Cathy’s Banana Bread

This Light & Moist Banana Bread Takes 10 Minutes To Prep!
I can’t count the number of banana bread and cake recipes I’ve made over the years. Many many many. But only a couple stand out in my mind and this is one of them. It’s called Cathy’s Banana Bread and I found it at Allrecipes.com. I don’t know who you are Cathy but thank you, thank you, thank you! I love this recipe because unlike my other “go to” banana bread recipe, this one is lighter in colour and feels more like a cake than a bread. Also it requires less banana and in fact today I made half this recipe and only needed 1 banana. It’s perfect when you’ve got that ignored brown banana left behind in the fruit bowl that nobody wants to eat. Best of all, this dessert is easy and quick taking only 10 minutes to prepare! I love it and I think you will too! Enjoy!
CATHY’S BANANA BREAD
1 cup mashed bananas
1 cup sour cream
1/4 cup margarine
1 1/3 cups white sugar
2 eggs
1 teaspoon vanilla extract
2 cups all-purpose flour
1 teaspoon baking soda
1 teaspoon baking powder
1/4 teaspoon salt
A handful of walnuts (optional)
Preheat oven to 350 degrees F (175 degrees C). Grease and flour one 9×13 inch pan, or two 7×3 inch loaf pans.
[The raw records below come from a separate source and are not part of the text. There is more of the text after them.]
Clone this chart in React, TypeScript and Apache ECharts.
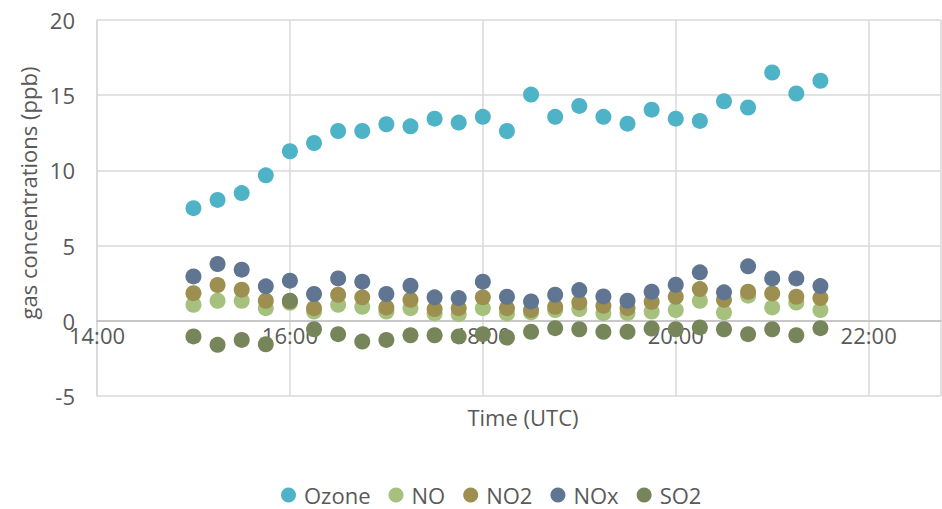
import React, { useEffect, useRef } from "react";
import * as echarts from "echarts";

const times = [
  "15:00", "15:15", "15:30", "15:45", "16:00", "16:15", "16:30", "16:45",
  "17:00", "17:15", "17:30", "17:45", "18:00", "18:15", "18:30", "18:45",
  "19:00", "19:15", "19:30", "19:45", "20:00", "20:15", "20:30", "20:45",
  "21:00", "21:15", "21:30",
];

const ozone = [7.49, 8.04, 8.49, 9.67, 11.27, 11.82, 12.62, 12.62, 13.07, 12.93, 13.44, 13.18, 13.56, 12.62,
  15.04, 13.56, 14.29, 13.56, 13.11, 14.04, 13.44, 13.29, 14.6, 14.18, 16.51, 15.11, 15.96];
const no = [1.07, 1.33, 1.33, 0.84, 1.2, 0.62, 1.07, 0.93, 0.62, 0.84, 0.49, 0.44, 0.84, 0.49,
  0.56, 0.71, 0.78, 0.51, 0.51, 0.62, 0.71, 1.33, 0.56, 1.67, 0.89, 1.22, 0.71];
const no2 = [1.84, 2.38, 2.07, 1.33, 1.3, 0.84, 1.73, 1.56, 0.89, 1.4, 0.78, 0.84, 1.56, 0.84,
  0.71, 0.93, 1.22, 1.0, 0.84, 1.27, 1.6, 2.11, 1.4, 1.93, 1.82, 1.6, 1.51];
const nox = [2.95, 3.78, 3.4, 2.29, 2.67, 1.78, 2.82, 2.6, 1.78, 2.33, 1.56, 1.51, 2.6, 1.6,
  1.29, 1.73, 2.04, 1.62, 1.33, 1.93, 2.4, 3.22, 1.89, 3.62, 2.82, 2.82, 2.31];
const so2 = [-1.04, -1.6, -1.27, -1.56, 1.33, -0.56, -0.89, -1.38, -1.27, -0.96, -0.96, -1.04, -0.89, -1.11,
  -0.73, -0.49, -0.56, -0.73, -0.73, -0.51, -0.56, -0.44, -0.56, -0.89, -0.56, -0.96, -0.49];

const seriesNames = ["Ozone", "NO", "NO2", "NOx", "SO2"];
const seriesValues = [ozone, no, no2, nox, so2];
const colors = ["#4FB3C8", "#A6C07D", "#9C8F50", "#5F7591", "#76855A"];

const yTicks = [-5, 0, 5, 10, 15, 20];
const xMinHour = 14;
const xMaxHour = 22.75;
const xStepHours = 2;

const toHours = (t: string) => {
  const [h, m] = t.split(":").map(Number);
  return h + m / 60;
};

const FONT = "'Open Sans', 'Segoe UI', sans-serif";
const TEXT_COLOR = "#595959";
const FS = 22;

export default function App() {
  const ref = useRef<HTMLDivElement>(null);

  useEffect(() => {
    if (!ref.current) return;
    const chart = echarts.init(ref.current, undefined, { renderer: "svg" });
    const yMin = yTicks[0];
    const yMax = yTicks[yTicks.length - 1];
    const gridTop = 20;
    const gridBottom = 113;
    const plotH = 509 - gridTop - gridBottom;
    // shift the x axis up so it sits on y = 0
    const zeroOffset = -(plotH * (0 - yMin)) / (yMax - yMin);
    chart.setOption({
      animation: false,
      backgroundColor: "#ffffff",
      textStyle: { fontFamily: FONT },
      grid: { left: 97, right: 1, top: gridTop, bottom: gridBottom, containLabel: false },
      xAxis: {
        type: "value",
        min: xMinHour,
        max: xMaxHour,
        interval: xStepHours,
        offset: zeroOffset,
        axisLine: { show: true, onZero: false, lineStyle: { color: "#BFBFBF", width: 1.5 } },
        axisTick: { show: false },
        splitLine: { show: true, lineStyle: { color: "#D9D9D9", width: 1.5 } },
        axisLabel: {
          color: TEXT_COLOR,
          fontSize: FS,
          fontFamily: FONT,
          margin: 3,
          showMaxLabel: false,
          formatter: (v: number) => (Number.isInteger(v) ? `${v}:00` : ""),
        },
      },
      yAxis: {
        type: "value",
        min: yMin,
        max: yMax,
        interval: 5,
        axisLine: { show: true, lineStyle: { color: "#D9D9D9", width: 1.5 } },
        axisTick: { show: false },
        splitLine: { show: true, lineStyle: { color: "#D9D9D9", width: 1.5 } },
        axisLabel: { color: TEXT_COLOR, fontSize: FS, fontFamily: FONT, margin: 22 },
      },
      legend: {
        data: seriesNames,
        left: 281,
        top: 484,
        padding: 0,
        icon: "circle",
        itemWidth: 15,
        itemHeight: 15,
        itemGap: 18,
        textStyle: { color: TEXT_COLOR, fontSize: FS, fontFamily: FONT, padding: [0, 0, 0, 3] },
      },
      graphic: [
        {
          type: "text",
          x: 28,
          y: 193,
          rotation: Math.PI / 2,
          style: {
            text: "gas concentrations (ppb)",
            fill: TEXT_COLOR,
            fontSize: FS,
            fontFamily: FONT,
            align: "center",
            verticalAlign: "middle",
          },
        },
        {
          type: "text",
          x: 523,
          y: 417,
          style: {
            text: "Time (UTC)",
            fill: TEXT_COLOR,
            fontSize: FS,
            fontFamily: FONT,
            align: "center",
            verticalAlign: "middle",
          },
        },
      ],
      series: seriesNames.map((name, i) => ({
        name,
        type: "scatter",
        symbol: "circle",
        symbolSize: 16,
        itemStyle: { color: colors[i], opacity: 1 },
        data: times.map((t, j) => [toHours(t), seriesValues[i][j]]),
      })),
    });
    return () => chart.dispose();
  }, []);

  return (
    <div
      ref={ref}
      style={{ position: "fixed", left: 0, top: 0, width: 942, height: 509, background: "#fff" }}
    />
  );
}
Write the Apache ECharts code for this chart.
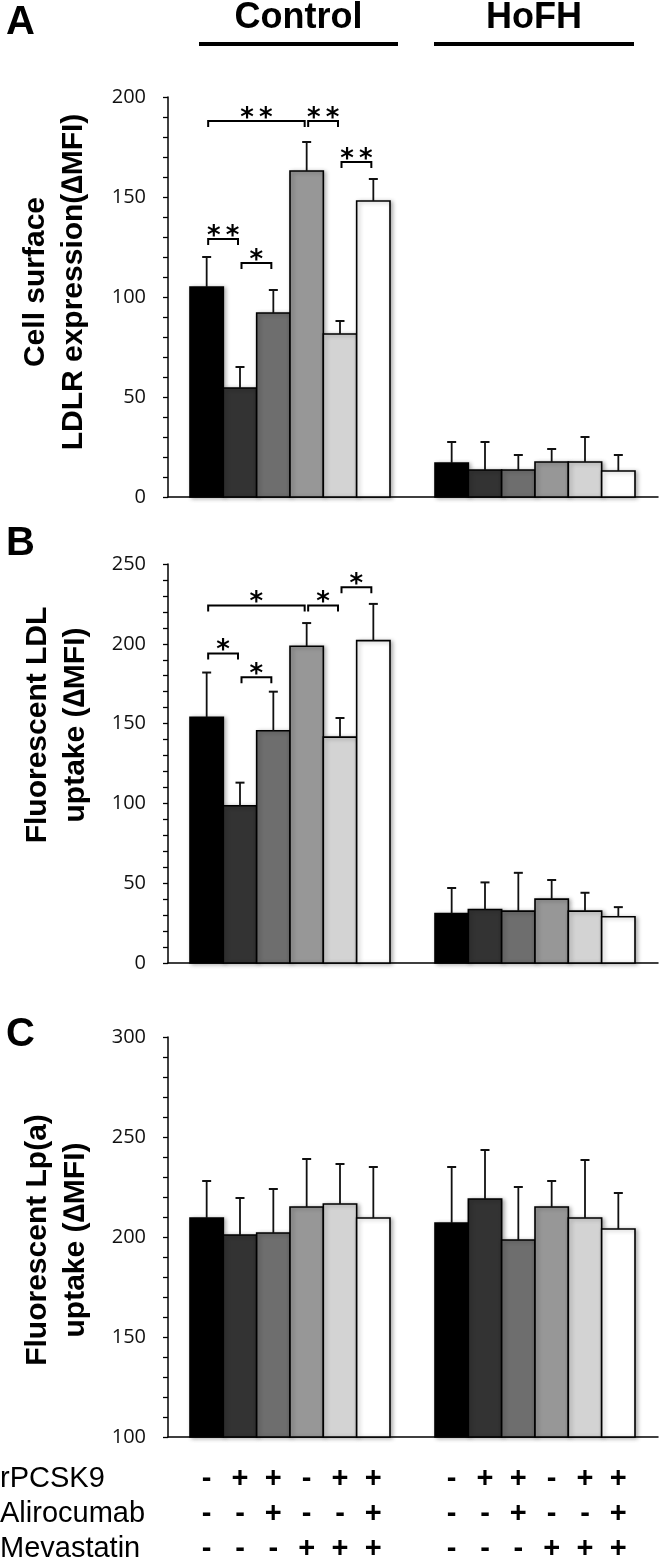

Combine banana and sour cream. Set aside. In a large bowl, cream together the margarine and sugar until smooth. Beat in the eggs one at a time, then stir in the vanilla and banana mixture. Combine the flour, baking soda, baking powder and salt; stir into the banana mixture. Add nuts if desired. Spread the batter evenly into the prepared pan or pans.
Bake for 50 minutes in the preheated oven, or until a toothpick inserted into the center of the bread comes out clean.